Do you know what actually is interesting about Mansion of the Living Dead? Some of you might have picked up on an important word to do with Spanish horror films I mentioned a while back. That's right: Templars. For those of you who've not been paying attention, in 1971 Amando de Ossorio gave us the truly unnerving Tombs of the Blind Dead, a nightmarish tale of undead Knights Templar come back from the dead to feast on the blood of the living. A genuinely eerie and horrifying film, it spawned three sequels which never quite lived up to their illustrious forebear, while each did have their own merits. Franco acknowledges his debt to Tombs of the Blind Dead, as well as the short stories of 19th century Andalusian author Becquer (although oddly the film's credits state that it was based around a novel by one David Khunne – a pseudonym of Franco's, and guess what? The novel never even existed!), and quite openly states that he enjoyed it, and attempted to create an equally 100% Spanish horror film. In the interview he speaks quite energetically about the film, which makes me rethink his level of connection with it, but given the end product, I'm not all that convinced.

One thing that's worth noting given the mention of the Blind Dead films, is Franco's rather succinct addressing of the levels of sadism that's in them. If you consider Mansion of the Living Dead to be Franco's "homage" to those films, and some folks do (given the Templar's costuming here, it's easy to see why), then you can see that he was not too far off the mark in presenting sex and violence in a way that's quite accurate (as well as being quite nasty in tone and content) to de Ossorio's films.
Severin have done it again – the picture quality is absolutely tip-top, a crystal clear anamorphic cinemascope image remastered from the original Spanish print. Considering the nature of the film and its obscurity, this attention to detail is really quite impressive.

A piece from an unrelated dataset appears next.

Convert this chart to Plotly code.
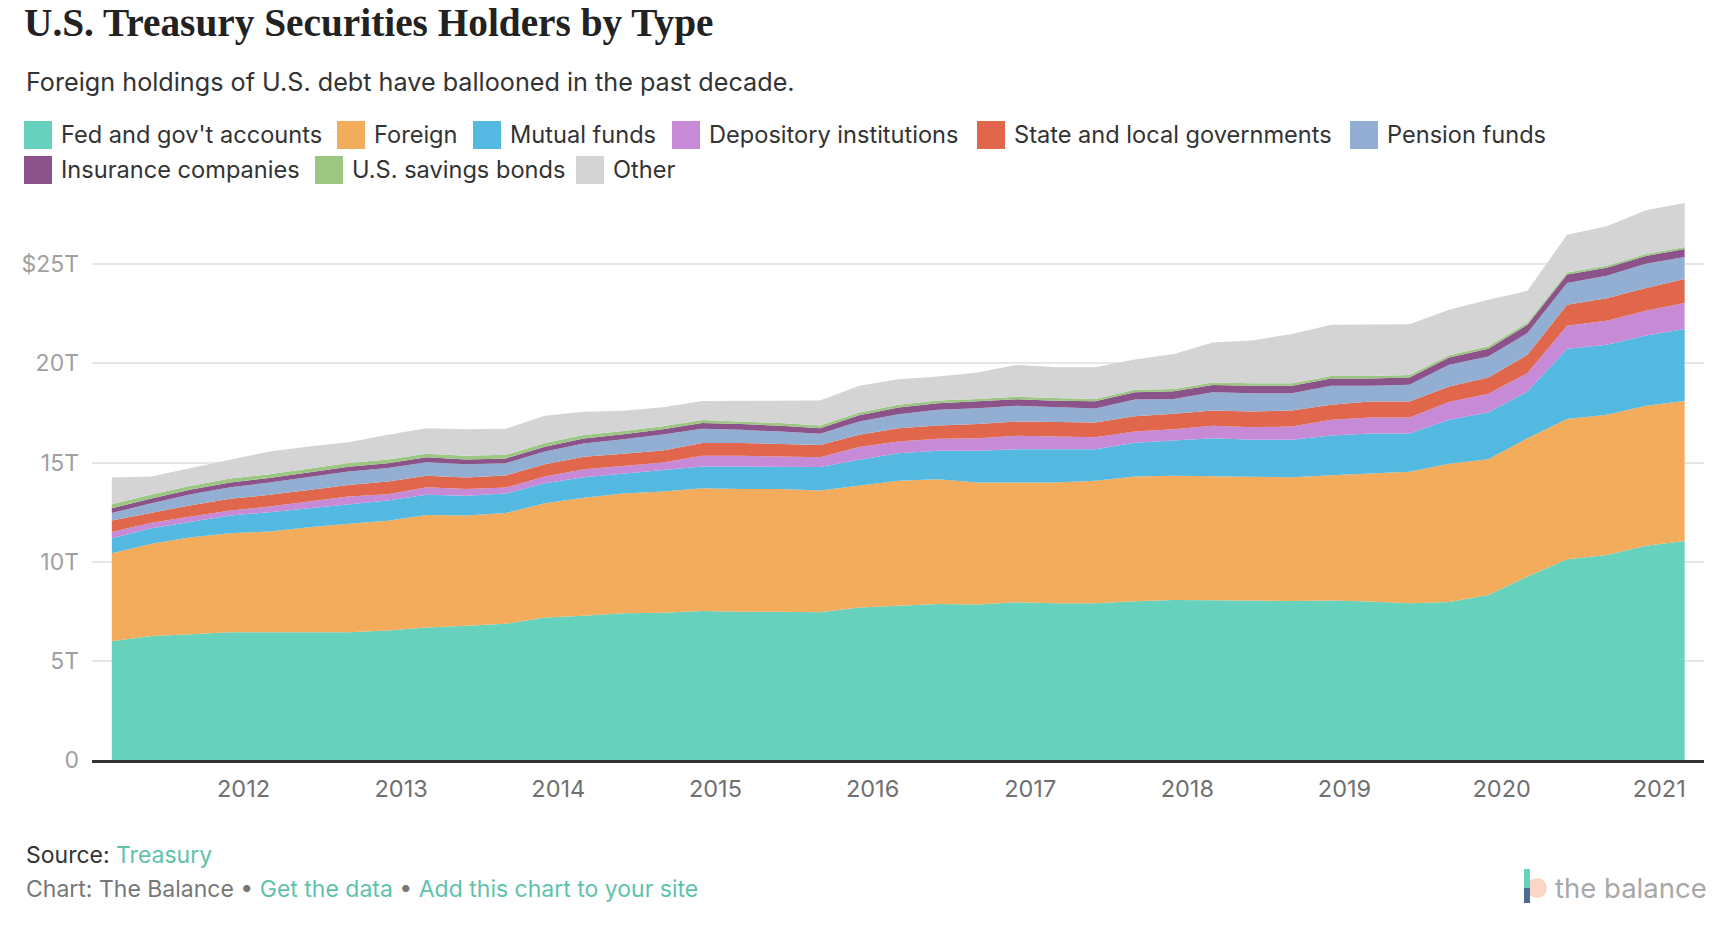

This is also quite good for a film of this vintage and "popularity"; a clear two-track mono in the original language. De Ossorio's monks have a better soundtrack, though.
Extra Features
The only Extra you get is a nineteen minute interview with Franco and Romay, "The Mansion That Jess Built". I've stated before that Franco is always an interesting interview subject, candid and forthright, and he's no different here. From the outset he states that he doesn't like living dead films (summing the living dead up as "idiots falling down"), and is particularly disparaging about George Romero (considering him "primitive", which was not winning him any brownie points with me), but waxes lyrical about Tombs of the Blind Dead, and states how he tried to make a uniquely Spanish film, as stated above, and tried to give his living dead something special – his attack on the Catholic church via the wrong-doings of the Templars was probably a little heavy-handed, when all's said and done. Talk about gilding the lily… He also addresses briefly the reasoning behind his variety of pseudonyms (there is one amusing moment where he talks about the reaction people had to his Christian and surnames, and on the screen, just to really point out the bleeding obvious, we get images of "Jesus Christ – son of God" and "Francisco Franco – Spanish dictator"; a little redundant, methinks), and the relationship he has with sex in films, specifically his own. It's an interesting interview, but then again, most interviews with Franco are.
The Verdict
Movie Score
Disc Score
Overall Score
Look, it probably seems like I've been unduly harsh to Mansion of the Living Dead, but honestly, it is very much a sub-par film. Franco has produced far, far better films, and even without considering this as part of a larger body of work, its technical shortcomings as a film are evident right from the word go. Is it the worst film I've ever seen? Of course not, don't be ridiculous. But even looking at this as a trash film curio, it's difficult to like. If you're new to Franco's work and want to check out some of his stuff, don't start here – have a look at some of the other films I mentioned above first. Time has not been kind to Mansion of the Living Dead, but I honestly don't think that it would even have been that much chop back in the 80s.